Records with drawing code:
------------

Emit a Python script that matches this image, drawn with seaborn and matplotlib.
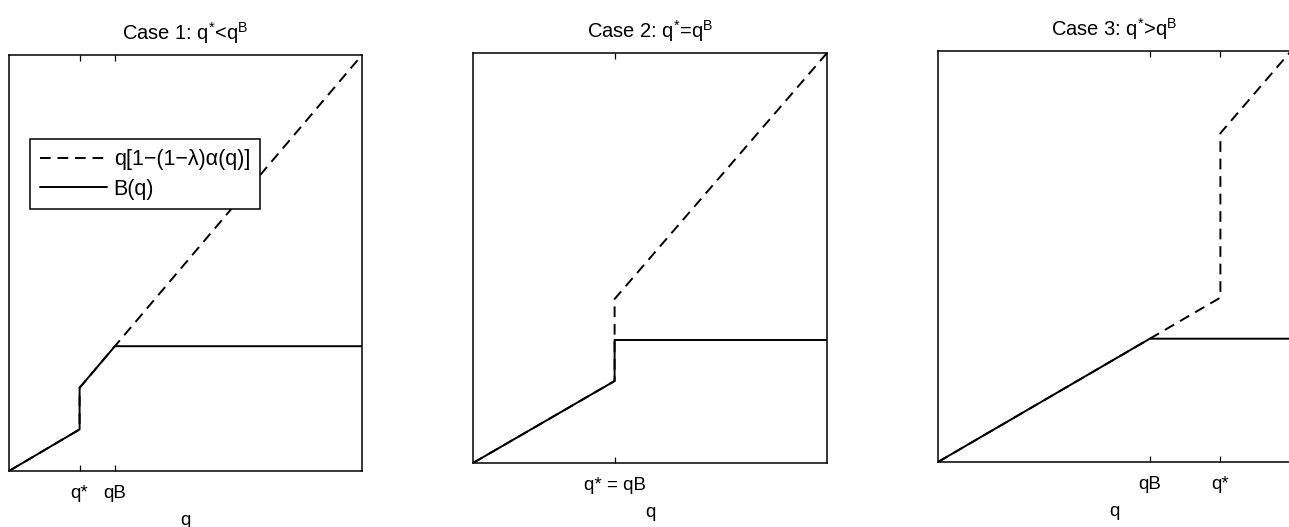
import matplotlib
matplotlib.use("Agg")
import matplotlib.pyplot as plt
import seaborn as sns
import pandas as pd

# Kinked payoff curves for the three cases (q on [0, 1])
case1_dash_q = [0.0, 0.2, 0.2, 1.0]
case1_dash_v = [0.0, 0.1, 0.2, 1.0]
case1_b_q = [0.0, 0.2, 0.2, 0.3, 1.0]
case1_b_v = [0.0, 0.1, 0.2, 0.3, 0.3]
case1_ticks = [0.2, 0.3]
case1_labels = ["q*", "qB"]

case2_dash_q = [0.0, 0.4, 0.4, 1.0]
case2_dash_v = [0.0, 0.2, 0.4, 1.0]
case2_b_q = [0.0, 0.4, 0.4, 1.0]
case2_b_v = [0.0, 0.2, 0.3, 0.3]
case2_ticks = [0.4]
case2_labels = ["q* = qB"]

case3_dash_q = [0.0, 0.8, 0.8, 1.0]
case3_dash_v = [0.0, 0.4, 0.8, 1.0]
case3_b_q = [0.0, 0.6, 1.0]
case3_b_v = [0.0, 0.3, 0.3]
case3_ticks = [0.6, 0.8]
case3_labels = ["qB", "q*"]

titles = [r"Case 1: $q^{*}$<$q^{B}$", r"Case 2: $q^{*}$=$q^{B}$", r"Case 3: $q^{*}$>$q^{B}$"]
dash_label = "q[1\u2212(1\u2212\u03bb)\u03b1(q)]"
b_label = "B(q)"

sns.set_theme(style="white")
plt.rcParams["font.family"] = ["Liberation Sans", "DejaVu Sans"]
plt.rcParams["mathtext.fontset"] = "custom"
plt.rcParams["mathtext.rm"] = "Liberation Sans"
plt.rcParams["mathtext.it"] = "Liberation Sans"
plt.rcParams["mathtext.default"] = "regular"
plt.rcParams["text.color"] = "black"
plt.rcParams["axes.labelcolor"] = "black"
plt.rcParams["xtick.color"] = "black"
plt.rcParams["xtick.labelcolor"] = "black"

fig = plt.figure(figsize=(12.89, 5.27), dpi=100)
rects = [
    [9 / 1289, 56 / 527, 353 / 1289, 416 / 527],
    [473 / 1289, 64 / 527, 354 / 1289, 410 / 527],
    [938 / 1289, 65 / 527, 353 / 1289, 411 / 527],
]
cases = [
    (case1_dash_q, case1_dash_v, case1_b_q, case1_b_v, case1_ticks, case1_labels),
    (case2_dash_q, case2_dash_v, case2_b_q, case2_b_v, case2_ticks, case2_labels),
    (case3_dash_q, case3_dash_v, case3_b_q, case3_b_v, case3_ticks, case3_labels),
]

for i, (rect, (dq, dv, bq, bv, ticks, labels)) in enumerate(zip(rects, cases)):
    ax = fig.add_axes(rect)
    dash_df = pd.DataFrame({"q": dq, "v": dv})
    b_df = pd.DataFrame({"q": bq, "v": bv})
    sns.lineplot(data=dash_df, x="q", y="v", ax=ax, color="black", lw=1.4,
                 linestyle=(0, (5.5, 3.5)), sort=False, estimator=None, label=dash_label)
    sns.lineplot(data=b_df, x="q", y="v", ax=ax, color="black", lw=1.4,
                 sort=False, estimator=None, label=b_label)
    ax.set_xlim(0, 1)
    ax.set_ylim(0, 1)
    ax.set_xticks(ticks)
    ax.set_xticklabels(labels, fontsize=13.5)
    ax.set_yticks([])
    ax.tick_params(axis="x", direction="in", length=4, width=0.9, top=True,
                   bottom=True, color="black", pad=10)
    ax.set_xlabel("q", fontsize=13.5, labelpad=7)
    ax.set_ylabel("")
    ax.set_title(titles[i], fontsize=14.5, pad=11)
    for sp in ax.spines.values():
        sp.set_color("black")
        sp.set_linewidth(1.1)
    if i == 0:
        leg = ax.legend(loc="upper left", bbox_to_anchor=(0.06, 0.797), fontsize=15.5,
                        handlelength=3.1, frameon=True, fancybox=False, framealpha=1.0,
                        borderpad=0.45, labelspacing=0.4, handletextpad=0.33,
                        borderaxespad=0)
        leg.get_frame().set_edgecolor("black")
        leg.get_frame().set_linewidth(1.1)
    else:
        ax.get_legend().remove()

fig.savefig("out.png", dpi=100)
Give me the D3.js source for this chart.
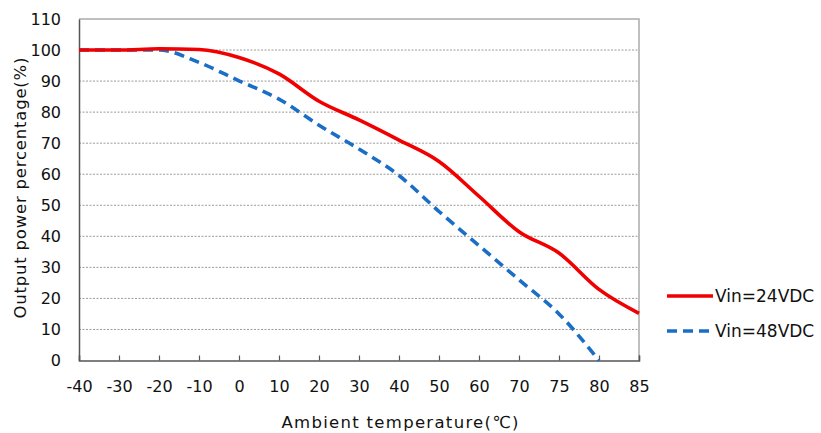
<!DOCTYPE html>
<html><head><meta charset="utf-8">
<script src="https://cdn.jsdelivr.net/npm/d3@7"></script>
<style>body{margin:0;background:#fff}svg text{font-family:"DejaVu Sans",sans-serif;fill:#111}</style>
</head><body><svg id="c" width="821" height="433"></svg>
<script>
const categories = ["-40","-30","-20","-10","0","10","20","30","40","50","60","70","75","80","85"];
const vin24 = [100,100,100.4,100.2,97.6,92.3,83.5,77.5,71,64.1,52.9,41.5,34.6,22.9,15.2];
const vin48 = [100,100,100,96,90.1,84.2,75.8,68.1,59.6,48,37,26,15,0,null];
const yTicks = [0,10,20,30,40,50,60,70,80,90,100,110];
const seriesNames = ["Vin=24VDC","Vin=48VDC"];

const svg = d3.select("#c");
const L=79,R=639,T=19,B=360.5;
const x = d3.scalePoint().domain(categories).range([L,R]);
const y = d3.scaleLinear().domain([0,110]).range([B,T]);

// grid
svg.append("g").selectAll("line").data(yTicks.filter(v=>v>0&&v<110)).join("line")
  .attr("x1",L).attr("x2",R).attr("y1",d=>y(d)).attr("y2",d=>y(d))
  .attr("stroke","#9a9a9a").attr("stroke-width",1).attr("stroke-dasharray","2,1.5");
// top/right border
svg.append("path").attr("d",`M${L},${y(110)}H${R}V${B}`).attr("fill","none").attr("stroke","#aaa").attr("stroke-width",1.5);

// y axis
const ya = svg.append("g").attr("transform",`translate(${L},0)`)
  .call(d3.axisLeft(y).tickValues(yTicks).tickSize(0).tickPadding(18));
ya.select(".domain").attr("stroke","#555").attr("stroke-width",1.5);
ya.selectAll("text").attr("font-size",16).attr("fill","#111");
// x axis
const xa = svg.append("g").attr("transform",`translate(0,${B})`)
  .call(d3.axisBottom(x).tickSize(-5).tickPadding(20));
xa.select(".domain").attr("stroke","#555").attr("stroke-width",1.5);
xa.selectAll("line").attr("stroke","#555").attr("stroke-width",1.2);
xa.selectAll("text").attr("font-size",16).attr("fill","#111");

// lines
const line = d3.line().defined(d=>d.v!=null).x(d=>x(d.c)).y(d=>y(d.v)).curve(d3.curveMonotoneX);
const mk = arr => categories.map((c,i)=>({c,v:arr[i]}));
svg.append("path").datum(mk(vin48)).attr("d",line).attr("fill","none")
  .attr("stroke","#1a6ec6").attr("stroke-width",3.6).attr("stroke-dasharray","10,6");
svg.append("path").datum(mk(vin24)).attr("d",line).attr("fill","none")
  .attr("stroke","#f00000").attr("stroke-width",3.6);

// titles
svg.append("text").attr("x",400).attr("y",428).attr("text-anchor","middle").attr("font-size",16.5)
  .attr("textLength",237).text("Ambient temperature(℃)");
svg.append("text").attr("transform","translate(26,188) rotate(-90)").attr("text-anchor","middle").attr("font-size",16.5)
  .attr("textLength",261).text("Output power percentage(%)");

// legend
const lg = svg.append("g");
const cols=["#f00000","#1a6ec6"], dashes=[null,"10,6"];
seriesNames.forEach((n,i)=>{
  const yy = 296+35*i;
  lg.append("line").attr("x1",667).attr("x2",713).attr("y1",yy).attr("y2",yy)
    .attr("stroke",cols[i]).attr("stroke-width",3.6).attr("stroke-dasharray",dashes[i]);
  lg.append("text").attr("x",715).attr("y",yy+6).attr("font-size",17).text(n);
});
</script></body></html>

------------

**What the task asks**
Please quote exactly the run of lines that starts the entries and ends at the line containing "import pandas as pd", leaving out every picture.

**In response**
Emit a Python script that matches this image, drawn with seaborn and matplotlib.
import matplotlib
matplotlib.use("Agg")
import matplotlib.pyplot as plt
import seaborn as sns
import pandas as pd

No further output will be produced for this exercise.